You seem to be positioning every conscientious environmental citizen as
being hateful of Das Man. This is the typical stance of the 'rightist cult'
ideology that simply takes all beliefs and sentiments regarding nature as
worth valuing in her own right as worthless trash.
I personally think that you are unconsciouslly ensnared in the political
ideology of the Timber Mining PR industry....
> On the other hand, if we take John's view that all this flux and dynamism
> over geological scales is not *actually* change in some conceptual way
> (change only being significant if a new higher order phyla emerges - so
> species extinctions are not *significant*, nor the wiping out of one
> ecosystem because we judge it has "moved" somewhere, etc.), then how are
we
> to judge the apparently not *actual* change when humans convert forest to
> pasture on the same scale that climate did it elsewhere?
Of course if evolutinary conditions which facilitated the rise of
angiosperms was 'disabled', then evolution would cease to exist. But this
seems to be of no concern for you? I can only ask you why you are not
concerned about this?
>It seems to me
> that under this view, there are no meaningful boundaries to our actions -
> because even an asteriod hit which doesn't cause a major taxonomic change
> comes under the Foster definition of "no change".
I am not sure why you are focussing exclusively on 'our actions' which are
always placed in parenthesis. As if man is the only one that is worth
discussing. What about saving habitat and species from certain extinction
even if man is not the cause.
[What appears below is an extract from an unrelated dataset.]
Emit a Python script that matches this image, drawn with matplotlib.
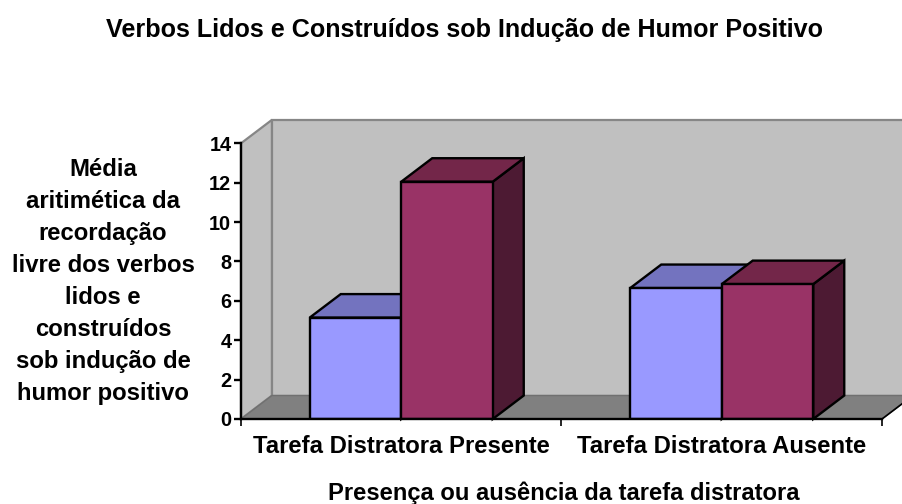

People save individual organisms all the time
without any ideas like yours.....and this is nice and worthwhile....but you
focus is on other people, their ideas, and their knowledge. I have never
seen any expression of concern from you about endangered species and habitat
at all, except if you can log it, and then aford to spend some profits on
hiring people to go out and shoot introduced species like opposums in the
areas where you want to cut down old growth climax forests.
I know exactly why you want to advocate change. To spruce up all that
decadent old growth and save it from oppossums.
>
> Thankfully the reality is there is change, and therefore a context for an
> environmental ethic that neither a belief in either 1. no change or 2. no
> substantive change unless a major evolutionary event, can provide.